My mother has been failing slowly all year. Then she had a health crisis in the summer. After two ambulance trips to the emergency room and a five-day hospital stay, crisis turned into catastrophe and landed her in long term care in a nursing home in Georgia. Since she is ninety years old and has had Alzheimers for years this was not exactly a surprise. It grieved me, though, and I think it grieved her while she still had hold of that part of her memory, that she couldn’t return to the wonderful assisted living facility where she was safe and happy for four and a half years. But there was an up side: no more reason not to bring her to Houston. I was able to get her to Houston and into a reputable facility called the Treemont.
As soon as the first mildly cool front of the year blew in, I took my mother on what may have been our last walk together. She was in the wheelchair she can never again not use. I pushed her on the sidewalks around the grounds of the Treemont. We looked at the flowers and acorns, leaves and oak trees. I plucked a morning glory flower from a bed of ground cover. She held onto that little purple flower all the way back into the building and upstairs to her floor.

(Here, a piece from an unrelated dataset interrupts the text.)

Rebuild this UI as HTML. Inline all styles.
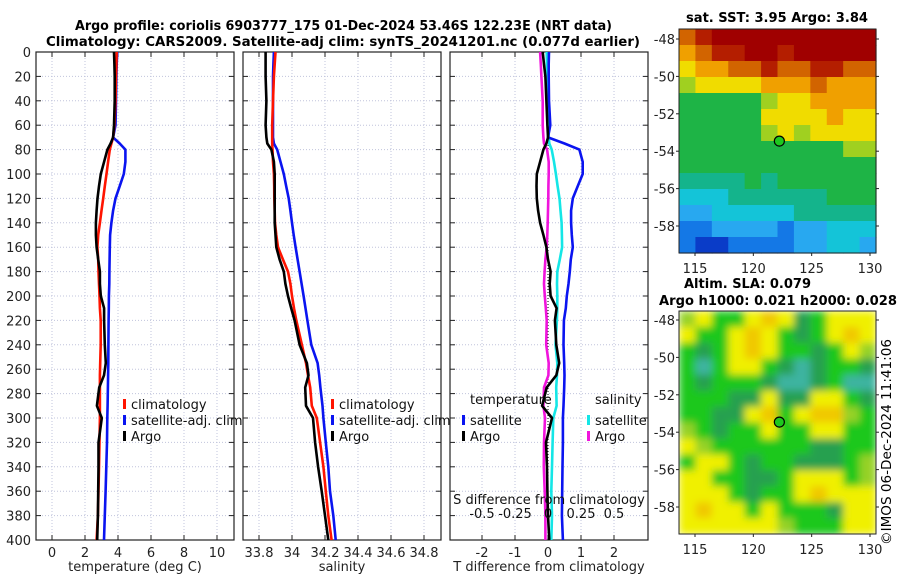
<!DOCTYPE html>
<html><head><meta charset="utf-8"><style>
html,body{margin:0;padding:0;background:#fff;}
svg text{font-family:"DejaVu Sans","Liberation Sans",sans-serif;}
</style></head><body>
<svg id="c" width="900" height="580" xmlns="http://www.w3.org/2000/svg">
<defs>
<filter id="blur" x="0" y="0" width="1" height="1"><feGaussianBlur stdDeviation="4" edgeMode="duplicate"/></filter>
<clipPath id="slaclip"><rect x="679" y="311" width="197" height="223"/></clipPath>
</defs>
<text x="75" y="30" font-size="13" font-weight="bold" textLength="537" lengthAdjust="spacingAndGlyphs">Argo profile: coriolis 6903777_175 01-Dec-2024 53.46S 122.23E (NRT data)</text>
<text x="46" y="46" font-size="13" font-weight="bold" textLength="594" lengthAdjust="spacingAndGlyphs">Climatology: CARS2009. Satellite-adj clim: synTS_20241201.nc (0.077d earlier)</text>
<text x="686" y="22" font-size="13" font-weight="bold" textLength="182" lengthAdjust="spacingAndGlyphs">sat. SST: 3.95 Argo: 3.84</text>
<text x="684" y="288" font-size="13" font-weight="bold" textLength="127" lengthAdjust="spacingAndGlyphs">Altim. SLA: 0.079</text>
<text x="659" y="305" font-size="13" font-weight="bold" textLength="238" lengthAdjust="spacingAndGlyphs">Argo h1000: 0.021 h2000: 0.028</text>
<text transform="translate(891,545) rotate(-90)" font-size="13" textLength="206" lengthAdjust="spacingAndGlyphs">©IMOS 06-Dec-2024 11:41:06</text>
</svg>
<script>
// ---- profile data ----
const depths = [0,10,20,40,60,70,75,80,90,100,110,120,130,140,150,160,170,180,190,200,210,220,240,255,265,275,290,300,320,340,360,380,400];
const tArgo = [3.76,3.78,3.8,3.8,3.76,3.7,3.55,3.36,3.16,2.96,2.85,2.76,2.7,2.66,2.66,2.7,2.8,2.9,2.9,2.96,3.16,3.16,3.2,3.26,3.15,2.86,2.72,3.02,2.82,2.82,2.8,2.78,2.74];
const tClim = [3.92,3.9,3.88,3.85,3.78,3.7,3.6,3.5,3.4,3.3,3.2,3.1,3.0,2.9,2.8,2.75,2.8,2.82,2.85,2.88,2.9,2.95,2.95,2.92,2.9,2.9,2.9,2.9,2.88,2.85,2.82,2.78,2.7];
const tSat  = [3.95,3.92,3.9,3.88,3.85,3.7,4.1,4.45,4.45,4.35,4.1,3.85,3.7,3.6,3.52,3.5,3.49,3.48,3.47,3.45,3.44,3.43,3.42,3.41,3.4,3.39,3.37,3.35,3.33,3.29,3.25,3.2,3.15];
const sArgo = [33.84,33.84,33.84,33.845,33.84,33.845,33.85,33.875,33.89,33.895,33.895,33.895,33.895,33.895,33.9,33.905,33.925,33.95,33.96,33.976,33.995,34.016,34.046,34.09,34.1,34.08,34.085,34.127,34.14,34.158,34.18,34.2,34.22];
const sClim = [33.9,33.895,33.89,33.885,33.88,33.88,33.88,33.882,33.885,33.89,33.892,33.893,33.895,33.897,33.905,33.915,33.945,33.976,33.99,34.0,34.012,34.026,34.06,34.085,34.097,34.11,34.12,34.15,34.17,34.19,34.205,34.22,34.24];
const sSat  = [33.89,33.887,33.885,33.885,33.885,33.885,33.89,33.91,33.93,33.95,33.965,33.98,33.99,34.0,34.01,34.022,34.034,34.046,34.058,34.07,34.082,34.093,34.117,34.155,34.165,34.172,34.185,34.19,34.205,34.22,34.23,34.25,34.265];
const depthTicks = [0,20,40,60,80,100,120,140,160,180,200,220,240,260,280,300,320,340,360,380,400];
const tTicks = [0,2,4,6,8,10];
const sTicks = [33.8,34,34.2,34.4,34.6,34.8];
const sTickLabels = ["33.8","34","34.2","34.4","34.6","34.8"];
const dTicks = [-2,-1,0,1,2];
const sdTicks = [-0.5,-0.25,0,0.25,0.5];
const sdTickLabels = ["-0.5","-0.25","0","0.25","0.5"];
// ---- map data (colour class per cell, rows north->south) ----
const sstRows = ["9abbbbbbbbbb","89aabbabbbbb","78899a99aa99","677778889888","555556778888","555557777877","555556767777","555555555566","555555555555","444454555555","333444444555","223333344444","112222122333","100111122332"];
const slaRows = ["342245412444","422454212454","212454221243","202442101221","212221001200","222114114421","221145245532","321224224422","432222221122","244212211123","442211244423","444212245444","454424222144","444444322244"];
const sstPalette = ["#0a3cc8","#1478e6","#28a8f0","#14c4d8","#14b48c","#1eb446","#a0d020","#f0dc00","#f0a000","#d26400","#b41e00","#a00000"];
const slaPalette = ["#3cb4a0","#28a050","#1ec81e","#96d228","#f0f000","#f0c800","#f0a000"];
const latTicks = [-48,-50,-52,-54,-56,-58];
const lonTicks = [115,120,125,130];

const svg = document.getElementById('c');
const NS = "http://www.w3.org/2000/svg";
function mk(tag, attrs, parent){const e=document.createElementNS(NS,tag);for(const k in attrs)e.setAttribute(k,attrs[k]);(parent||svg).appendChild(e);return e;}
function txt(s,x,y,anchor,size,fill,parent){const t=mk('text',{x:x,y:y,'text-anchor':anchor||'start','font-size':size||13,fill:fill||'#000'},parent);t.textContent=s;return t;}

const Y0=52, Y1=540;
function yD(d){return Y0+(d/400)*(Y1-Y0);}

function panel(name,x0,x1,xmin,xmax){
  const g=mk('g',{});
  
  
  const sx=v=>x0+(v-xmin)/(xmax-xmin)*(x1-x0);
  return {g,sx};
}
function frame(g,x0,x1,sx,ticks,labels,title,showY){
  depthTicks.forEach(d=>{
    const l=mk('line',{x1:x0,x2:x1,y1:yD(d),y2:yD(d),stroke:'#c0c4dc','stroke-width':1,'stroke-dasharray':'1,2'},g);
    
    
    mk('line',{x1:x0,x2:x0+5,y1:yD(d),y2:yD(d),stroke:'#222'},g);
    mk('line',{x1:x1-5,x2:x1,y1:yD(d),y2:yD(d),stroke:'#222'},g);
    if(showY){const t=txt(String(d),31,yD(d)+5,'end',13,'#222',g);
      
      }
  });
  ticks.forEach((v,i)=>{
    const x=sx(v);
    const l=mk('line',{x1:x,x2:x,y1:Y0,y2:Y1,stroke:'#c0c4dc','stroke-width':1,'stroke-dasharray':'1,2'},g);
    
    
    mk('line',{x1:x,x2:x,y1:Y1-5,y2:Y1,stroke:'#222'},g);
    mk('line',{x1:x,x2:x,y1:Y0,y2:Y0+5,stroke:'#222'},g);
    const t=txt(labels[i],x,557,'middle',13,'#222',g);
    
    
  });
  const r=mk('rect',{x:x0,y:Y0,width:x1-x0,height:Y1-Y0,fill:'none',stroke:'#222','stroke-width':1.2},g);
  
  
  const tt=txt(title,(x0+x1)/2,571,'middle',13,'#222',g);
  
  
}
function line(g,vals,sx,color,name,w){
  const pts=vals.map((v,i)=>sx(v).toFixed(1)+','+yD(depths[i]).toFixed(1)).join(' ');
  const p=mk('polyline',{points:pts,fill:'none',stroke:color,'stroke-width':w||2.6,'stroke-linejoin':'round'},g);
  
  
}
function legend(g,x,y,items){
  items.forEach((it,i)=>{
    const yy=y+i*16;
    mk('rect',{x:x,y:yy-9,width:3,height:10,fill:it[1]},g);
    const t=txt(it[0],x+8,yy+1,'start',13,'#111',g);
    
    
  });
}

// Panel 1: temperature
{const x0=36,x1=234;const P=panel('temperature-panel',x0,x1,-0.97,11.03);
 frame(P.g,x0,x1,P.sx,tTicks,tTicks.map(String),'temperature (deg C)',true);
 line(P.g,tSat,P.sx,'#0a14f0','temperature-satellite-line');
 line(P.g,tClim,P.sx,'#ff1400','temperature-climatology-line');
 line(P.g,tArgo,P.sx,'#000','temperature-argo-line');
 legend(P.g,123,408,[['climatology','#ff1400'],['satellite-adj. clim','#0a14f0'],['Argo','#000']]);}
// Panel 2: salinity
{const x0=243,x1=441;const P=panel('salinity-panel',x0,x1,33.703,34.903);
 frame(P.g,x0,x1,P.sx,sTicks,sTickLabels,'salinity',false);
 line(P.g,sSat,P.sx,'#0a14f0','salinity-satellite-line');
 line(P.g,sClim,P.sx,'#ff1400','salinity-climatology-line');
 line(P.g,sArgo,P.sx,'#000','salinity-argo-line');
 legend(P.g,331,408,[['climatology','#ff1400'],['satellite-adj. clim','#0a14f0'],['Argo','#000']]);}
// Panel 3: differences
{const x0=450,x1=648;const P=panel('difference-panel',x0,x1,-2.97,3.03);
 frame(P.g,x0,x1,P.sx,dTicks,dTicks.map(String),'T difference from climatology',false);
 const zl=mk('line',{x1:P.sx(0),x2:P.sx(0),y1:Y0,y2:Y1,stroke:'#000','stroke-dasharray':'1,2'},P.g);
 
 
 const sc=v=>P.sx(v*4);
 line(P.g,sSat.map((v,i)=>v-sClim[i]),sc,'#14e6e6','salinity-diff-satellite-line');
 line(P.g,sArgo.map((v,i)=>v-sClim[i]),sc,'#f014dc','salinity-diff-argo-line');
 line(P.g,tSat.map((v,i)=>v-tClim[i]),P.sx,'#0a14f0','temperature-diff-satellite-line');
 line(P.g,tArgo.map((v,i)=>v-tClim[i]),P.sx,'#000','temperature-diff-argo-line');
 const h1=txt('temperature',470,404,'start',13,'#111',P.g);
 
 
 const h2=txt('salinity',595,404,'start',13,'#111',P.g);
 
 
 legend(P.g,462,424,[['satellite','#0a14f0'],['Argo','#000']]);
 legend(P.g,587,424,[['satellite','#14e6e6'],['Argo','#f014dc']]);
 const st=txt('S difference from climatology',549,504,'middle',13,'#111',P.g);
 
 
 sdTicks.forEach((v,i)=>{const t=txt(sdTickLabels[i],sc(v),518,'middle',13,'#111',P.g);
   
   });}

// Maps
function drawMap(name,rows,pal,x0,y0,x1,y1,latA,latB,smooth){
  const g=mk('g',{});
  
  
  const cells=mk('g',smooth?{'clip-path':'url(#slaclip)'}:{},g);
  const inner=mk('g',smooth?{filter:'url(#blur)'}:{},cells);
  const nr=rows.length,nc=rows[0].length,cw=(x1-x0)/nc,ch=(y1-y0)/nr;
  rows.forEach((r,i)=>{for(let j=0;j<nc;j++){
    const c=mk('rect',{x:(x0+j*cw).toFixed(2),y:(y0+i*ch).toFixed(2),width:(cw+0.6).toFixed(2),height:(ch+0.6).toFixed(2),fill:pal[parseInt(r[j],16)]},inner);
    
    
  }});
  const lonX=v=>695+(v-115)*(870-695)/15;
  const latY=v=>latA+(v+48)/(-10)*(latB-latA);
  mk('rect',{x:x0,y:y0,width:x1-x0,height:y1-y0,fill:'none',stroke:'#222'},g);
  latTicks.forEach(v=>{const y=latY(v);
    mk('line',{x1:x0-3,x2:x0,y1:y,y2:y,stroke:'#222'},g);
    mk('line',{x1:x1,x2:x1+3,y1:y,y2:y,stroke:'#222'},g);
    const t=txt(String(v),675,y+5,'end',13,'#222',g);
    
    });
  lonTicks.forEach(v=>{const x=lonX(v);
    mk('line',{x1:x,x2:x,y1:y1,y2:y1+3,stroke:'#222'},g);
    const t=txt(String(v),x,y1+20,'middle',13,'#222',g);
    
    });
  const m=mk('circle',{cx:lonX(122.23),cy:latY(-53.46),r:5,fill:'#1ec81e',stroke:'#000','stroke-width':1.2},g);
  
  
}
drawMap('sst-map',sstRows,sstPalette,679,29,876,253,39,226,false);
drawMap('sla-map',slaRows,slaPalette,679,311,876,534,320,507,true);
</script>
</body></html>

She’s in worsening shape. Last night, it was all she could manage for me to push her to the end of the hall to look out the window at the clear cool sunset sky. She told me she wants to go home. I have no idea if she meant Assisted Living, or the modest little house on Mayfield Drive where she lived for f thirty years, or the farm where her family lived when she was a child. She is hardly articulate. I told her that she is very sick and has to be where nurses can take care of her day and night. And then I prayed with her, because now her once and future home is the nearer presence of God. May she get there in God’s good time soon.